----- COLLECTED MATERIAL

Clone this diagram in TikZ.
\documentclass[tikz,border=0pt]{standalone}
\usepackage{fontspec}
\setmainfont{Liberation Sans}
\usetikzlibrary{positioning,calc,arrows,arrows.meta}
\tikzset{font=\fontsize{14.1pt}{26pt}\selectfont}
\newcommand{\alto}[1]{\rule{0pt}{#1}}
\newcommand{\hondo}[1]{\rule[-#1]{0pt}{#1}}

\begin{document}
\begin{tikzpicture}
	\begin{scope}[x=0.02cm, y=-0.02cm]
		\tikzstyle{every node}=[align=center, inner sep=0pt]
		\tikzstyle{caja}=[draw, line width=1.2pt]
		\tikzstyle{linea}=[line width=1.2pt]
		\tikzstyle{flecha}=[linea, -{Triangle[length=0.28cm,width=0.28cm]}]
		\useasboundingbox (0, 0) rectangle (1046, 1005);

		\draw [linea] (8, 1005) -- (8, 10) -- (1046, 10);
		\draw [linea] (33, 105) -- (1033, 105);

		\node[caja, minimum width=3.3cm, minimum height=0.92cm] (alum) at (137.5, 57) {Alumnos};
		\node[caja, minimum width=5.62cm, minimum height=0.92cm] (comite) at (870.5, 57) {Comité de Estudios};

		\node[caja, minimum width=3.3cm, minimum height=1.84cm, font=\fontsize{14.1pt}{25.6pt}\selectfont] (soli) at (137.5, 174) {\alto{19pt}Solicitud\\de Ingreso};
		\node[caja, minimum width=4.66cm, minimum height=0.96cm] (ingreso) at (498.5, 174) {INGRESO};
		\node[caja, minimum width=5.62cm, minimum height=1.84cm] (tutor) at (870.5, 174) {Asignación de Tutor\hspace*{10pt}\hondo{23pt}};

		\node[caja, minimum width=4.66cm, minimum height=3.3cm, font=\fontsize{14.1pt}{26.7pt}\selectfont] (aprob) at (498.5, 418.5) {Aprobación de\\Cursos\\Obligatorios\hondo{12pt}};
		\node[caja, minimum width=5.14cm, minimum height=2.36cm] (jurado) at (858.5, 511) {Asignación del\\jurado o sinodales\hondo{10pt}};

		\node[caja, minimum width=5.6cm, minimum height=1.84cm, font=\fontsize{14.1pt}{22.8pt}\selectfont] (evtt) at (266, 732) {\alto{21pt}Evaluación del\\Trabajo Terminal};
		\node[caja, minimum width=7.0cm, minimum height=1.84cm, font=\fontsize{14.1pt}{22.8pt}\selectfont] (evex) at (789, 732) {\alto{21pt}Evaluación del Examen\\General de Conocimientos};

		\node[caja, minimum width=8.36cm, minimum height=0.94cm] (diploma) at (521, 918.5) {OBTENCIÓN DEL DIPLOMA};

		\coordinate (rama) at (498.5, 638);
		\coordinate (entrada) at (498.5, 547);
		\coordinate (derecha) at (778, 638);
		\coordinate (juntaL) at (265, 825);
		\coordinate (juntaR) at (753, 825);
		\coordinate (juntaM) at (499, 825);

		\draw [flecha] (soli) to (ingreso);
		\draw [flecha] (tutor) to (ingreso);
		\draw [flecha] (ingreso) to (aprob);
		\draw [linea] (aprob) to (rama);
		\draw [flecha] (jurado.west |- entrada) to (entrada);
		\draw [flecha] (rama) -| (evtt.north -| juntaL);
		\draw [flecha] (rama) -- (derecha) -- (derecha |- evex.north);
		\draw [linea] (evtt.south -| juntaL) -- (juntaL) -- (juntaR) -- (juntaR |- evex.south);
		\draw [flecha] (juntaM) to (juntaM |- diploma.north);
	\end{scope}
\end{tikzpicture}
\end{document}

----------

- [TASK PROMPT] Return the whole listing exactly, with every line included.

- [SOLUTION BELOW]
Clone this diagram in TikZ.
\documentclass[tikz,border=0pt]{standalone}
\usepackage{fontspec}
\setmainfont{Liberation Sans}
\usetikzlibrary{positioning,calc,arrows,arrows.meta}
\tikzset{font=\fontsize{14.1pt}{26pt}\selectfont}
\newcommand{\alto}[1]{\rule{0pt}{#1}}
\newcommand{\hondo}[1]{\rule[-#1]{0pt}{#1}}

\begin{document}
\begin{tikzpicture}
	\begin{scope}[x=0.02cm, y=-0.02cm]
		\tikzstyle{every node}=[align=center, inner sep=0pt]
		\tikzstyle{caja}=[draw, line width=1.2pt]
		\tikzstyle{linea}=[line width=1.2pt]
		\tikzstyle{flecha}=[linea, -{Triangle[length=0.28cm,width=0.28cm]}]
		\useasboundingbox (0, 0) rectangle (1046, 1005);

		\draw [linea] (8, 1005) -- (8, 10) -- (1046, 10);
		\draw [linea] (33, 105) -- (1033, 105);

		\node[caja, minimum width=3.3cm, minimum height=0.92cm] (alum) at (137.5, 57) {Alumnos};
		\node[caja, minimum width=5.62cm, minimum height=0.92cm] (comite) at (870.5, 57) {Comité de Estudios};

		\node[caja, minimum width=3.3cm, minimum height=1.84cm, font=\fontsize{14.1pt}{25.6pt}\selectfont] (soli) at (137.5, 174) {\alto{19pt}Solicitud\\de Ingreso};
		\node[caja, minimum width=4.66cm, minimum height=0.96cm] (ingreso) at (498.5, 174) {INGRESO};
		\node[caja, minimum width=5.62cm, minimum height=1.84cm] (tutor) at (870.5, 174) {Asignación de Tutor\hspace*{10pt}\hondo{23pt}};

		\node[caja, minimum width=4.66cm, minimum height=3.3cm, font=\fontsize{14.1pt}{26.7pt}\selectfont] (aprob) at (498.5, 418.5) {Aprobación de\\Cursos\\Obligatorios\hondo{12pt}};
		\node[caja, minimum width=5.14cm, minimum height=2.36cm] (jurado) at (858.5, 511) {Asignación del\\jurado o sinodales\hondo{10pt}};

		\node[caja, minimum width=5.6cm, minimum height=1.84cm, font=\fontsize{14.1pt}{22.8pt}\selectfont] (evtt) at (266, 732) {\alto{21pt}Evaluación del\\Trabajo Terminal};
		\node[caja, minimum width=7.0cm, minimum height=1.84cm, font=\fontsize{14.1pt}{22.8pt}\selectfont] (evex) at (789, 732) {\alto{21pt}Evaluación del Examen\\General de Conocimientos};

		\node[caja, minimum width=8.36cm, minimum height=0.94cm] (diploma) at (521, 918.5) {OBTENCIÓN DEL DIPLOMA};

		\coordinate (rama) at (498.5, 638);
		\coordinate (entrada) at (498.5, 547);
		\coordinate (derecha) at (778, 638);
		\coordinate (juntaL) at (265, 825);
		\coordinate (juntaR) at (753, 825);
		\coordinate (juntaM) at (499, 825);

		\draw [flecha] (soli) to (ingreso);
		\draw [flecha] (tutor) to (ingreso);
		\draw [flecha] (ingreso) to (aprob);
		\draw [linea] (aprob) to (rama);
		\draw [flecha] (jurado.west |- entrada) to (entrada);
		\draw [flecha] (rama) -| (evtt.north -| juntaL);
		\draw [flecha] (rama) -- (derecha) -- (derecha |- evex.north);
		\draw [linea] (evtt.south -| juntaL) -- (juntaL) -- (juntaR) -- (juntaR |- evex.south);
		\draw [flecha] (juntaM) to (juntaM |- diploma.north);
	\end{scope}
\end{tikzpicture}
\end{document}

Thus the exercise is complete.